Fascinating! It looks like my public library’s interlibrary loan department will be getting a workout soon.

  • enness

    “Additionally, according to the 1990 court case Employment Division v. Smith, since the mandate does not openly profess to target a specific religion, it is constitutional.”

    I confess I am not a scholar, but I think that’s horse pucky. Religious entities that are opposed to contraception are few and far between anymore.

  • http://www.opinionatedcatholic.blogspot.com JH

    I disagree with the Bishop that Employment Division v. Smith is so clear cut and I don’t think I am alone. Let us recall that after the Smith case the Congress in a major piece of bipartisan legislation passed the Religious Freedom Restoration Act of 1993.

    The Supreme Court overtuned part of this act but just as to reaching local and State Govt. It still applies to Federal Actors which we have here. Furthermore if a piece of legislation is going to overide the RFRA then it must say so in explicit fashion. Note I said LEGISLATION. A Rule by the executive does not cut it.
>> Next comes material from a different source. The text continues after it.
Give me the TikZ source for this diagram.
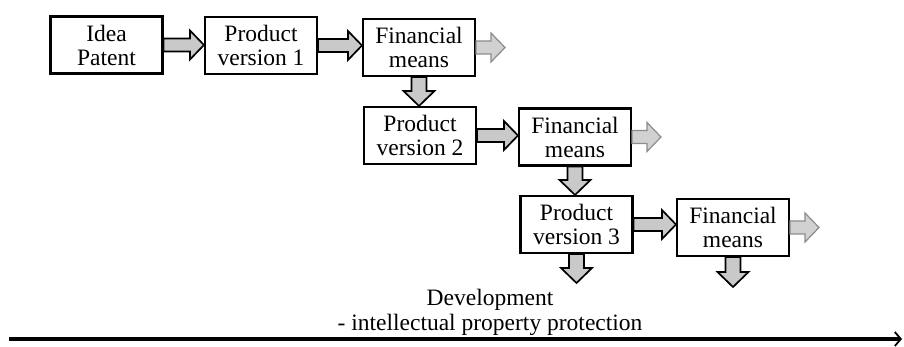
\documentclass[tikz,border=0pt]{standalone}
\usepackage{fontspec}
\setmainfont{Liberation Serif}
\usetikzlibrary{calc,arrows.meta}
\def\sw{6.5}
\def\hw{14.5}
\def\hl{14}
% horizontal block arrow: style, start point, target point (x taken from target, y from start)
\newcommand\harr[3]{%
  \draw[#1] ($(#2)+(0,-\sw)$) -- ($(#3|-#2)+(-\hl,-\sw)$) -- ($(#3|-#2)+(-\hl,-\hw)$) -- (#3|-#2)
    -- ($(#3|-#2)+(-\hl,\hw)$) -- ($(#3|-#2)+(-\hl,\sw)$) -- ($(#2)+(0,\sw)$) -- cycle;}
% vertical (downward) block arrow
\newcommand\varr[3]{%
  \draw[#1] ($(#2)+(-\sw-1,0)$) -- ($(#2|-#3)+(-\sw-1,-\hl-1)$) -- ($(#2|-#3)+(-\hw-1,-\hl-1)$) -- (#2|-#3)
    -- ($(#2|-#3)+(\hw+1,-\hl-1)$) -- ($(#2|-#3)+(\sw+1,-\hl-1)$) -- ($(#2)+(\sw+1,0)$) -- cycle;}
\tikzset{
  box/.style={draw=black, line width=2.1pt, fill=white, minimum width=112pt, minimum height=57pt,
    inner sep=0pt, align=center, font=\fontsize{23.5}{24}\selectfont},
  darr/.style={draw=black, fill=black!21, line width=1.7pt, line join=miter},
  larr/.style={draw=black!45, fill=black!18, line width=1.2pt, line join=miter},
  lbl/.style={align=center, inner sep=0pt, font=\fontsize{23.5}{25}\selectfont},
  timeline/.style={line width=3.2pt, -{Straight Barb[length=6pt,width=14pt,line width=1.8pt]}}
}
\begin{document}
\begin{tikzpicture}[x=1pt,y=-1pt]
\useasboundingbox (0,0) rectangle (904,347);
\node[box] (b1) at (106.5,45) {Idea\\Patent};
\node[box] (b2) at (261,45.5) {Product\\version 1};
\node[box] (b3) at (419,47.5) {Financial\\means};
\node[box] (b4) at (420,135.5) {Product\\version 2};
\node[box] (b5) at (575,137) {Financial\\means};
\node[box] (b6) at (576.5,224.5) {Product\\version 3};
\node[box] (b7) at (733,227.5) {Financial\\means};
\coordinate (l1) at (505,47.5);
\coordinate (l2) at (661,137);
\coordinate (l3) at (819,227.5);
\coordinate (d1) at (576.5,283);
\coordinate (d2) at (733,287);
\harr{darr}{b1.east}{b2.west}
\harr{darr}{b2.east}{b3.west}
\varr{darr}{b3.south}{b4.north}
\harr{darr}{b4.east}{b5.west}
\varr{darr}{b5.south}{b6.north}
\harr{darr}{b6.east}{b7.west}
\varr{darr}{b6.south}{d1}
\varr{darr}{b7.south}{d2}
\harr{larr}{b3.east}{l1}
\harr{larr}{b5.east}{l2}
\harr{larr}{b7.east}{l3}
\node[lbl] (dev) at (490,312) {Development\\- intellectual property protection};
\coordinate (t0) at (9,339);
\coordinate (t1) at (902,339);
\draw[timeline] (t0) -- (t1);
\end{tikzpicture}
\end{document}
    So what is the TEST under the RFRA.:

    may substantially burden a person’s exercise of religion only if it demonstrates that application of the burden to the person—

    (1) is in furtherance of a compelling governmental interest; and

    (2) is the least restrictive means of furthering that compelling governmental interest

    That is a pretty compelling standard the Church and interested parties have a good case especially how there could be other GOVT means.

    On top of that we have had hits from Justice Breyer that he seems not too thrilled with the Smith Case ( a 5 to 4 case) to start with.
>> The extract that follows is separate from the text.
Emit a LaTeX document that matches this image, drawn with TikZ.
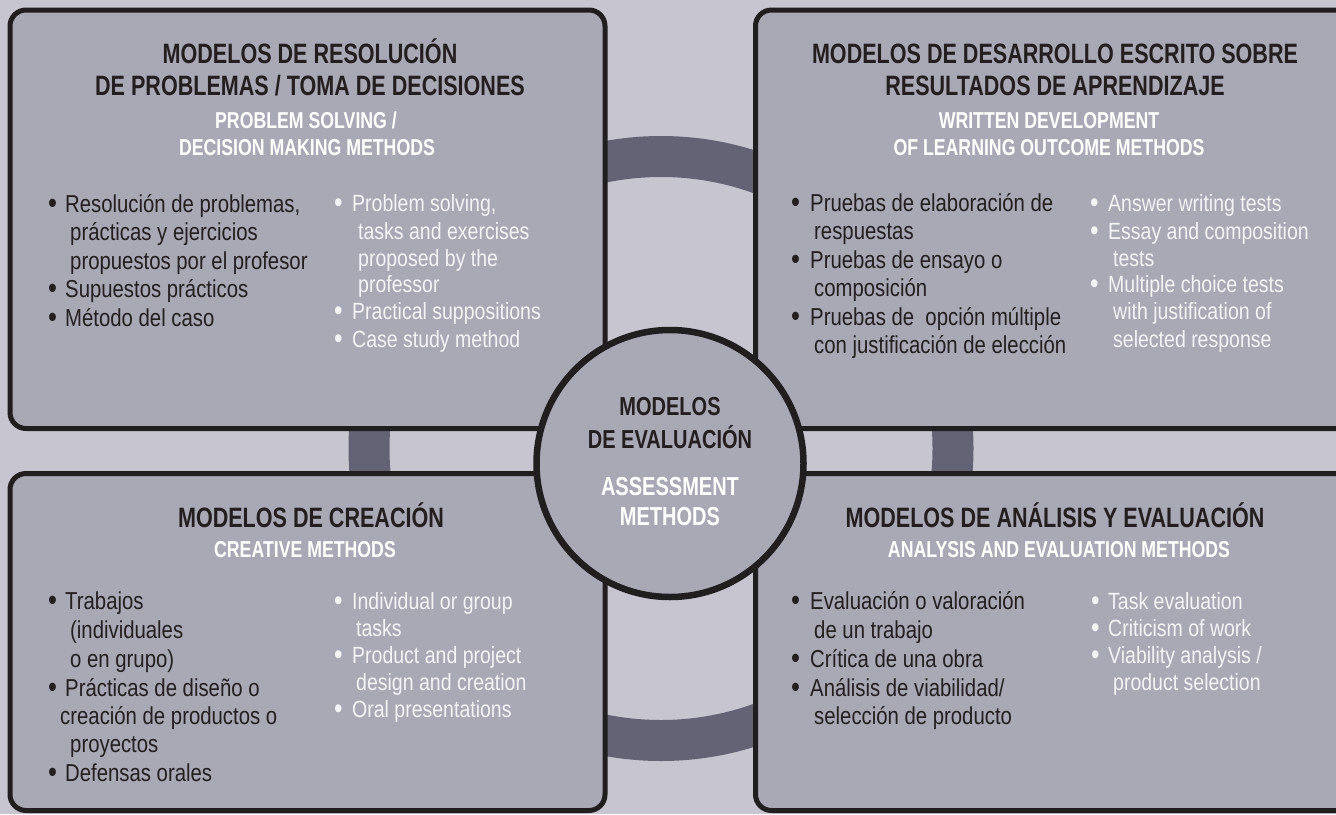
\documentclass[tikz,border=0pt]{standalone}
\usepackage{fontspec}
\setmainfont{Liberation Sans}
\newfontfamily\hfont{Liberation Sans}[FakeStretch=0.77]
\newfontfamily\rfont{Liberation Sans}[FakeStretch=0.83]
\definecolor{bgc}{HTML}{C6C5D0}
\definecolor{boxc}{HTML}{A9A8B5}
\definecolor{ringc}{HTML}{646376}
\definecolor{edgec}{HTML}{211E1F}
\definecolor{darkt}{HTML}{231F20}
\definecolor{lightt}{HTML}{F4F4F7}
\newcommand\bul[1]{\makebox[#1pt][l]{\raisebox{-1.2pt}{\scalebox{1.25}{\textbullet}}}}
\tikzset{
  box/.style={draw=edgec, fill=boxc, line width=5pt, rounded corners=16pt, inner sep=0pt},
  hs/.style={font=\hfont\bfseries\fontsize{28}{32}\selectfont, text=darkt, anchor=base, inner sep=0pt},
  he/.style={font=\hfont\bfseries\fontsize{23}{27}\selectfont, text=white, anchor=base, inner sep=0pt},
  cs/.style={font=\hfont\bfseries\fontsize{26}{30}\selectfont, text=darkt, anchor=base, inner sep=0pt},
  ce/.style={font=\hfont\bfseries\fontsize{26}{30}\selectfont, text=white, anchor=base, inner sep=0pt},
  bs/.style={font=\rfont\fontsize{24.5}{28}\selectfont, text=darkt, anchor=base west, inner sep=0pt},
  be/.style={font=\rfont\fontsize{23.5}{27}\selectfont, text=lightt, anchor=base west, inner sep=0pt},
}
\begin{document}
\begin{tikzpicture}[x=1pt,y=-1pt]
\useasboundingbox (0,0) rectangle (1336,814);
\clip (0,0) rectangle (1336,814);
\fill[bgc] (0,0) rectangle (1336,814);
% ring behind
\draw[ringc, line width=41pt] (661,448.5) circle (292pt);
% boxes
\node[box, minimum width=595pt, minimum height=418.5pt] (tl) at (307.5,219.25) {};
\node[box, minimum width=604.5pt, minimum height=418.5pt] (tr) at (1057.75,219.25) {};
\node[box, minimum width=595pt, minimum height=337pt] (bl) at (307.5,642) {};
\node[box, minimum width=604.5pt, minimum height=337pt] (br) at (1057.75,642) {};
% centre circle
\node[circle, draw=edgec, fill=boxc, line width=6.5pt, minimum size=267pt, inner sep=0pt] (c) at (670,463.5) {};
\node[cs] (c1) at (670,415) {MODELOS};
\node[cs] (c2) at (670,448) {DE EVALUACIÓN};
\node[ce] (c3) at (670,495) {ASSESSMENT};
\node[ce] (c4) at (670,525) {METHODS};
% ---- top left
\node[hs] (tlh1) at (310,63) {MODELOS DE RESOLUCIÓN};
\node[hs] (tlh2) at (310,95) {DE PROBLEMAS / TOMA DE DECISIONES};
\node[he] (tle1) at (306,128) {PROBLEM SOLVING /};
\node[he] (tle2) at (307,155) {DECISION MAKING METHODS};
\node[bs] (tls1) at (48,212) {\bul{17}Resolución de problemas,};
\node[bs] (tls2) at (70,240.5) {prácticas y ejercicios};
\node[bs] (tls3) at (70,269) {propuestos por el profesor};
\node[bs] (tls4) at (48,297.5) {\bul{17}Supuestos prácticos};
\node[bs] (tls5) at (48,326) {\bul{17}Método del caso};
\node[be] (tle3) at (334,211) {\bul{18}Problem solving,};
\node[be] (tle4) at (358,239) {tasks and exercises};
\node[be] (tle5) at (358,266) {proposed by the};
\node[be] (tle6) at (358,292.5) {professor};
\node[be] (tle7) at (334,319.5) {\bul{18}Practical suppositions};
\node[be] (tle8) at (334,347) {\bul{18}Case study method};
% ---- top right
\node[hs] (trh1) at (1055,63) {MODELOS DE DESARROLLO ESCRITO SOBRE};
\node[hs] (trh2) at (1055,95) {RESULTADOS DE APRENDIZAJE};
\node[he] (tre1) at (1049,128) {WRITTEN DEVELOPMENT};
\node[he] (tre2) at (1049,155) {OF LEARNING OUTCOME METHODS};
\node[bs] (trs1) at (791,211) {\bul{19}Pruebas de elaboración de};
\node[bs] (trs2) at (814,239.5) {respuestas};
\node[bs] (trs3) at (791,268) {\bul{19}Pruebas de ensayo o};
\node[bs] (trs4) at (814,296.5) {composición};
\node[bs] (trs5) at (791,325) {\bul{19}Pruebas de~ opción múltiple};
\node[bs] (trs6) at (814,353.5) {con justificación de elección};
\node[be] (tre3) at (1090,211) {\bul{18}Answer writing tests};
\node[be] (tre4) at (1090,239) {\bul{18}Essay and composition};
\node[be] (tre5) at (1113,266) {tests};
\node[be] (tre6) at (1090,292.5) {\bul{18}Multiple choice tests};
\node[be] (tre7) at (1113,319.5) {with justification of};
\node[be] (tre8) at (1113,347) {selected response};
% ---- bottom left
\node[hs] (blh1) at (311,527) {MODELOS DE CREACIÓN};
\node[he] (ble1) at (305,557) {CREATIVE METHODS};
\node[bs] (bls1) at (48,609) {\bul{17}Trabajos};
\node[bs] (bls2) at (70,638) {(individuales};
\node[bs] (bls3) at (70,667) {o en grupo)};
\node[bs] (bls4) at (48,696) {\bul{17}Prácticas de diseño o};
\node[bs] (bls5) at (60,724) {creación de productos o};
\node[bs] (bls6) at (70,752) {proyectos};
\node[bs] (bls7) at (48,781) {\bul{17}Defensas orales};
\node[be] (ble2) at (334,609) {\bul{18}Individual or group};
\node[be] (ble3) at (356,636) {tasks};
\node[be] (ble4) at (334,663) {\bul{18}Product and project};
\node[be] (ble5) at (356,690) {design and creation};
\node[be] (ble6) at (334,717) {\bul{18}Oral presentations};
% ---- bottom right
\node[hs] (brh1) at (1055,527) {MODELOS DE ANÁLISIS Y EVALUACIÓN};
\node[he] (bre1) at (1059,557) {ANALYSIS AND EVALUATION METHODS};
\node[bs] (brs1) at (791,609) {\bul{19}Evaluación o valoración};
\node[bs] (brs2) at (814,638) {de un trabajo};
\node[bs] (brs3) at (791,667) {\bul{19}Crítica de una obra};
\node[bs] (brs4) at (791,696) {\bul{19}Análisis de viabilidad/};
\node[bs] (brs5) at (814,724) {selección de producto};
\node[be] (bre2) at (1091,609) {\bul{17}Task evaluation};
\node[be] (bre3) at (1091,636) {\bul{17}Criticism of work};
\node[be] (bre4) at (1091,663.5) {\bul{17}Viability analysis /};
\node[be] (bre5) at (1113,690.5) {product selection};
\end{tikzpicture}
\end{document}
    Now this is no slam dunk. But what I am saying with all due respect to the Bishop that RFRA is very much in play here still. Also there has been some commenatry that perhaps even now the original Smith holding has been hollowed a bit.

  • hello

    Which parts of the HHS mandate does Bishop Curry think are constitutional and which parts does he think are unconstitutional? It is not clear.

    • Frank Weathers

      Though portions of the HHS Mandate may be written in a constitutional manner, Bishop Curry notes that the unconstitutional portion of the mandate concerns the narrowness of the exemptions which violate the First Amendment by defining the term ‘religious organization’ according to government standards. At least that’s what he seems to be saying. I’m no legal scholar (not by a long shot) but that appears to be pretty straight forward.

      The upshot to all of this, and why the discussion of the nuances involved is important, is that the battle for religious freedom may be a protracted, and arduous one. As JH’s comment above mentions, slam dunks are probably not in the cards.

  • Majestic One

    The First Amendment argument is just a distraction from the fact no power was delegated to Congress to do anything that touches domestic activities within states.

    Here is the real issue:

    http://www.federalistblog.us/2011/06/how_commerce_was_regulated/

  • Kate

    While Bishop Curry’s remarks about the religious liberty problem with the exemption is correct, I don’t agree that the HHS mandate itself is constitutional. The Bishop is only thinking of the First Amendment, not the rest of the Constitution. The HHS mandate is unconstitutional on 3 counts: 1) It violates the limitation of powers granted to the federal government; 2) It violates the separation of powers because the executive branch is creating a law which is the prerogative of Congress; and 3) it violates the free exercise of religion specified in the Bill of Rights simply by promulgating the mandate. I think this article ends up confusing people. His talk on the “separation of church and state,” however, is better and clarifies that it is the government that needs to be controlled, not religious practice.